> EXERCISE: Pictures are to be left out. Copy exactly the lines from the one containing "Clone this chart in matplotlib." to the one containing "edgecolor=colors[i], lw=0.4, zorder=3))", both ends kept.
* start RAW DATA *
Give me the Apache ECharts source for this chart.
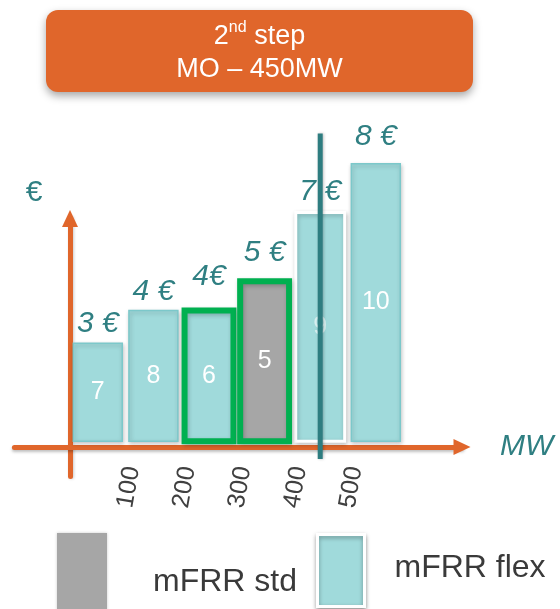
<!DOCTYPE html>
<html>
<head>
<meta charset="utf-8">
<script src="https://cdn.jsdelivr.net/npm/echarts@6/dist/echarts.min.js"></script>
<style>
  html, body { margin: 0; padding: 0; background: #ffffff; }
  #chart { width: 560px; height: 609px; }
</style>
</head>
<body>
<div id="chart"></div>
<script>
// ---- data ----
const mwStart      = [0, 100, 200, 300, 400, 500];
const mwEnd        = [100, 200, 300, 400, 500, 600];
const barHeights   = [3, 4, 4, 4.9, 7, 8.5];          // € (bar heights)
const priceLabels  = ['3 €', '4 €', '4€', '5 €', '7 €', '8 €'];
const offerCounts  = [7, 8, 6, 5, 9, 10];
const productType  = ['flex', 'flex', 'flex', 'std', 'flex', 'flex'];
const selected     = [false, false, true, true, false, false];
const marginal     = [false, false, false, false, true, false];
const xTickLabels  = ['100', '200', '300', '400', '500'];
const demandMW     = 450;
const demandLineY  = [-0.37, 9.6];
const titleLine1   = ['2', 'nd', ' step'];
const titleLine2   = 'MO – 450MW';
const legendNames  = ['mFRR std', 'mFRR flex'];

// ---- styling / layout constants ----
const FONT = '"Liberation Sans", Arial, sans-serif';
const ORANGE = '#E0662B';
const TEAL_TEXT = '#2F7F82';
const TEAL_LINE = '#2E7D80';
const FLEX_COLOR = '#A0DADB';
const FLEX_EDGE = '#7CC8CA';
const STD_COLOR = '#A6A6A6';
const GREEN = '#00B050';
const BAR_PAD = 6;       // MW on each side
const BAR_BASE = 0.18;   // bars float slightly above axis
const LABEL_GAP = [20, 19, 34, 29, 21, 27];

const rows = mwStart.map((s, i) => [s, mwEnd[i], barHeights[i], i]);

function renderBar(params, api) {
  const i = api.value(3);
  const tl = api.coord([api.value(0) + BAR_PAD, BAR_BASE + api.value(2)]);
  const br = api.coord([api.value(1) - BAR_PAD, BAR_BASE]);
  const w = br[0] - tl[0], h = br[1] - tl[1];
  const isStd = productType[i] === 'std';
  let stroke = FLEX_EDGE, lw = 1.5;
  if (selected[i]) { stroke = GREEN; lw = 6; }
  else if (marginal[i]) { stroke = '#ffffff'; lw = 3; }
  const cx = tl[0] + w / 2;
  return {
    type: 'group',
    children: [
      { type: 'rect', shape: { x: tl[0], y: tl[1], width: w, height: h },
        style: { fill: isStd ? STD_COLOR : FLEX_COLOR, stroke: stroke, lineWidth: lw,
                 shadowBlur: 4, shadowOffsetX: 1, shadowOffsetY: 2, shadowColor: 'rgba(0,0,0,0.22)' } },
      { type: 'text', x: cx, y: tl[1] + h / 2,
        style: { text: String(offerCounts[i]), fill: marginal[i] ? 'rgba(255,255,255,0.6)' : '#ffffff',
                 fontSize: 25, fontFamily: FONT, align: 'center', verticalAlign: 'middle' } },
      { type: 'text', x: cx, y: tl[1] - LABEL_GAP[i],
        style: { text: priceLabels[i], fill: TEAL_TEXT, fontSize: 30, fontStyle: 'italic',
                 fontFamily: FONT, align: 'center', verticalAlign: 'middle' } }
    ]
  };
}

const chart = echarts.init(document.getElementById('chart'), null, { renderer: 'canvas' });

const option = {
  backgroundColor: '#ffffff',
  animation: false,
  textStyle: { fontFamily: FONT },
  grid: { left: 14.4, right: 98, top: 218.5, bottom: 132.6, containLabel: false, outerBoundsMode: 'none' },
  xAxis: {
    type: 'value', min: -100, max: 705, interval: 100,
    name: 'MW', nameLocation: 'end', nameGap: 38,
    nameTextStyle: { fontSize: 30, fontStyle: 'italic', color: TEAL_TEXT, fontFamily: FONT, verticalAlign: 'middle' },
    axisLine: { show: true, onZero: true, symbol: ['none', 'triangle'], symbolSize: [16, 17],
      lineStyle: { color: ORANGE, width: 5, shadowBlur: 3, shadowOffsetY: 2, shadowColor: 'rgba(0,0,0,0.25)' } },
    axisTick: { show: false },
    splitLine: { show: false },
    axisLabel: {
      rotate: 80, margin: -11, fontSize: 25, color: '#404040', fontFamily: FONT,
      formatter: v => (xTickLabels.indexOf(String(v)) >= 0 ? '{p|' + v + '}' : ''),
      rich: { p: { fontSize: 25, color: '#404040', fontFamily: FONT, padding: [14, 0, 0, 0] } }
    }
  },
  yAxis: {
    type: 'value', min: -0.9, max: 7,
    name: '€', nameLocation: 'end', nameGap: 11,
    nameTextStyle: { fontSize: 30, color: TEAL_TEXT, fontFamily: FONT, padding: [0, 72, 0, 0] },
    axisLine: { show: true, onZero: true, symbol: ['none', 'triangle'], symbolSize: [16, 17],
      lineStyle: { color: ORANGE, width: 5, shadowBlur: 3, shadowOffsetX: 1, shadowColor: 'rgba(0,0,0,0.2)' } },
    axisTick: { show: false },
    axisLabel: { show: false },
    splitLine: { show: false }
  },
  legend: [
    {
      data: [{ name: legendNames[0], icon: 'rect',
               itemStyle: { color: STD_COLOR, borderWidth: 0, shadowBlur: 3, shadowColor: 'rgba(0,0,0,0.2)' } }],
      left: 57, top: 533, padding: 0, itemWidth: 50, itemHeight: 78, selectedMode: false,
      formatter: '{t|{name}}',
      textStyle: { rich: { t: { fontSize: 32, color: '#3a3a3a', fontFamily: FONT, padding: [20, 0, 0, 41] } } }
    },
    {
      data: [{ name: legendNames[1], icon: 'rect',
               itemStyle: { color: FLEX_COLOR, borderColor: '#ffffff', borderWidth: 3,
                            shadowBlur: 4, shadowOffsetY: 2, shadowColor: 'rgba(0,0,0,0.35)' } }],
      left: 316, top: 533, padding: 0, itemWidth: 47, itemHeight: 72, selectedMode: false,
      formatter: '{t|{name}}',
      textStyle: { rich: { t: { fontSize: 32, color: '#3a3a3a', fontFamily: FONT, padding: [0, 0, 4, 25] } } }
    }
  ],
  graphic: [
    { type: 'rect', shape: { x: 46, y: 10, width: 427, height: 82, r: 12 },
      style: { fill: ORANGE, shadowBlur: 8, shadowOffsetY: 4, shadowColor: 'rgba(0,0,0,0.35)' } },
    { type: 'text', x: 259.5, y: 53,
      style: {
        text: '{a|' + titleLine1[0] + '}{s|' + titleLine1[1] + '}{a|' + titleLine1[2] + '}\n{a|' + titleLine2 + '}',
        align: 'center', verticalAlign: 'middle',
        rich: {
          a: { fontSize: 27, lineHeight: 33, fill: '#ffffff', fontFamily: FONT },
          s: { fontSize: 16, lineHeight: 22, fill: '#ffffff', fontFamily: FONT, verticalAlign: 'top' }
        }
      } }
  ],
  series: [
    { name: legendNames[1], type: 'custom', renderItem: renderBar, clip: false,
      itemStyle: { color: FLEX_COLOR },
      encode: { x: [0, 1], y: 2 },
      data: rows.filter(r => productType[r[3]] === 'flex') },
    { name: legendNames[0], type: 'custom', renderItem: renderBar, clip: false,
      itemStyle: { color: STD_COLOR },
      encode: { x: [0, 1], y: 2 },
      data: rows.filter(r => productType[r[3]] === 'std') },
    { name: 'demand', type: 'line', z: 5, clip: false, silent: true, symbol: 'none',
      lineStyle: { color: TEAL_LINE, width: 5, shadowBlur: 3, shadowOffsetX: 1, shadowColor: 'rgba(0,0,0,0.25)' },
      data: [[demandMW, demandLineY[0]], [demandMW, demandLineY[1]]] }
  ]
};

chart.setOption(option);
</script>
</body>
</html>
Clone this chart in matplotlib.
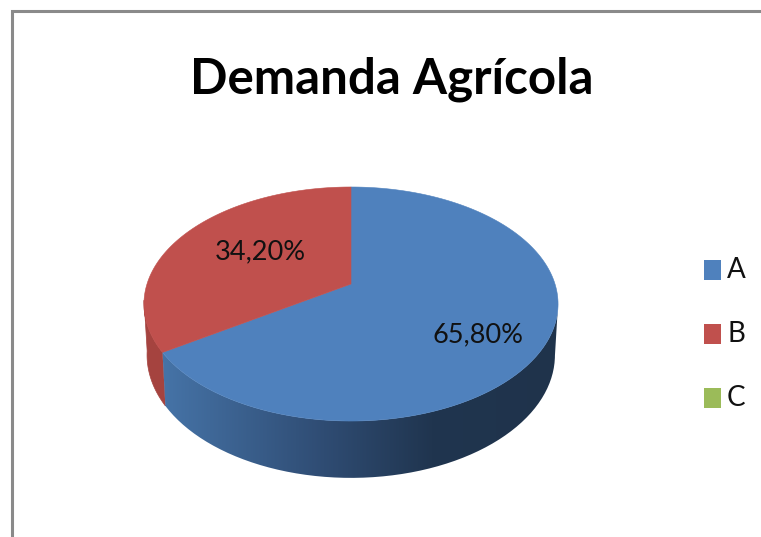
import numpy as np
import matplotlib
matplotlib.use("Agg")
import matplotlib.pyplot as plt
from matplotlib.colors import LinearSegmentedColormap
from matplotlib.patches import PathPatch, Polygon, Rectangle
from matplotlib.path import Path

# === Data ===
title = "Demanda Agrícola"
categories = ["A", "B", "C"]
shares = [65.8, 34.2, 0.0]
value_labels = ["65,80%", "34,20%"]
colors = ["#4f81bd", "#c0504d", "#9bbb59"]

W, H = 761, 537
plt.rcParams["font.family"] = ["Lato", "DejaVu Sans"]

fig = plt.figure(figsize=(W / 100, H / 100), dpi=100)
ax = fig.add_axes([0, 0, 1, 1])
ax.set_xlim(0, W)
ax.set_ylim(H, 0)
ax.axis("off")

# chart frame, runs off the right and bottom of the picture
ax.plot([12, 12, W + 5], [H + 5, 10.5, 10.5], color="#8a8a8a", lw=2.2, solid_joinstyle="miter")

# === Perspective pie helpers ===
CX, CY = 351, 284
R, A, B = 204, 113.6, 0.171


def rim(theta, scale_x=1.0, scale_y=1.0, drop=0.0):
    # theta in degrees, clockwise from 12 o'clock
    t = np.radians(theta)
    u, v = np.sin(t), np.cos(t)
    d = 1 + B * v
    return np.column_stack([CX + scale_x * R * u / d, CY - scale_y * A * v / d + drop])


def wall_path(start, end):
    ts = np.linspace(start, end, 120)
    top = rim(ts)
    bottom = rim(ts[::-1], scale_x=0.985, scale_y=1.05, drop=50)
    return Path(np.vstack([top, bottom, top[:1]]), closed=False)


edges = np.cumsum([0] + shares) / sum(shares) * 360

# === Side walls ===
blue_wall = LinearSegmentedColormap.from_list(
    "blue_wall",
    [(0.0, "#4674a8"), (0.41, "#2f4c73"), (0.68, "#20354f"), (1.0, "#1f334b")],
)
grad = np.linspace(0, 1, 256).reshape(1, -1)
img = ax.imshow(grad, extent=[160, 560, 500, 280], cmap=blue_wall, aspect="auto", zorder=2)
img.set_clip_path(PathPatch(wall_path(100, edges[1]), transform=ax.transData))
ax.set_xlim(0, W)
ax.set_ylim(H, 0)

ax.add_patch(PathPatch(wall_path(edges[1], 262), facecolor="#a5433f", edgecolor="#a5433f", lw=0.5, zorder=1))

# === Top face ===
for i, share in enumerate(shares):
    if share == 0:
        continue
    arc = rim(np.linspace(edges[i], edges[i + 1], 200))
    ax.add_patch(Polygon(np.vstack([[CX, CY], arc]), closed=True, facecolor=colors[i],
                         edgecolor=colors[i], lw=0.4, zorder=3))

# === Text ===
ax.text(392, 79, title, fontsize=35.5, fontweight="bold", ha="center", va="center", color="black", zorder=5)
label_pos = [(478, 335), (260, 252)]
for (x, y), label in zip(label_pos, value_labels):
    ax.text(x, y, label, fontsize=19.5, ha="center", va="center", color="#111111", zorder=5)

# === Legend ===
for i, cat in enumerate(categories):
    y = 270 + i * 64
    ax.add_patch(Rectangle((704, y - 10), 17, 20, facecolor=colors[i], edgecolor="none", zorder=4))
    ax.text(727, y, cat, fontsize=20, ha="left", va="center", color="#111111", zorder=5)

fig.savefig("out.png", dpi=100)
plt.close(fig)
* end RAW DATA *
> CORRECT RESPONSE:
Clone this chart in matplotlib.
import numpy as np
import matplotlib
matplotlib.use("Agg")
import matplotlib.pyplot as plt
from matplotlib.colors import LinearSegmentedColormap
from matplotlib.patches import PathPatch, Polygon, Rectangle
from matplotlib.path import Path

# === Data ===
title = "Demanda Agrícola"
categories = ["A", "B", "C"]
shares = [65.8, 34.2, 0.0]
value_labels = ["65,80%", "34,20%"]
colors = ["#4f81bd", "#c0504d", "#9bbb59"]

W, H = 761, 537
plt.rcParams["font.family"] = ["Lato", "DejaVu Sans"]

fig = plt.figure(figsize=(W / 100, H / 100), dpi=100)
ax = fig.add_axes([0, 0, 1, 1])
ax.set_xlim(0, W)
ax.set_ylim(H, 0)
ax.axis("off")

# chart frame, runs off the right and bottom of the picture
ax.plot([12, 12, W + 5], [H + 5, 10.5, 10.5], color="#8a8a8a", lw=2.2, solid_joinstyle="miter")

# === Perspective pie helpers ===
CX, CY = 351, 284
R, A, B = 204, 113.6, 0.171


def rim(theta, scale_x=1.0, scale_y=1.0, drop=0.0):
    # theta in degrees, clockwise from 12 o'clock
    t = np.radians(theta)
    u, v = np.sin(t), np.cos(t)
    d = 1 + B * v
    return np.column_stack([CX + scale_x * R * u / d, CY - scale_y * A * v / d + drop])


def wall_path(start, end):
    ts = np.linspace(start, end, 120)
    top = rim(ts)
    bottom = rim(ts[::-1], scale_x=0.985, scale_y=1.05, drop=50)
    return Path(np.vstack([top, bottom, top[:1]]), closed=False)


edges = np.cumsum([0] + shares) / sum(shares) * 360

# === Side walls ===
blue_wall = LinearSegmentedColormap.from_list(
    "blue_wall",
    [(0.0, "#4674a8"), (0.41, "#2f4c73"), (0.68, "#20354f"), (1.0, "#1f334b")],
)
grad = np.linspace(0, 1, 256).reshape(1, -1)
img = ax.imshow(grad, extent=[160, 560, 500, 280], cmap=blue_wall, aspect="auto", zorder=2)
img.set_clip_path(PathPatch(wall_path(100, edges[1]), transform=ax.transData))
ax.set_xlim(0, W)
ax.set_ylim(H, 0)

ax.add_patch(PathPatch(wall_path(edges[1], 262), facecolor="#a5433f", edgecolor="#a5433f", lw=0.5, zorder=1))

# === Top face ===
for i, share in enumerate(shares):
    if share == 0:
        continue
    arc = rim(np.linspace(edges[i], edges[i + 1], 200))
    ax.add_patch(Polygon(np.vstack([[CX, CY], arc]), closed=True, facecolor=colors[i],
                         edgecolor=colors[i], lw=0.4, zorder=3))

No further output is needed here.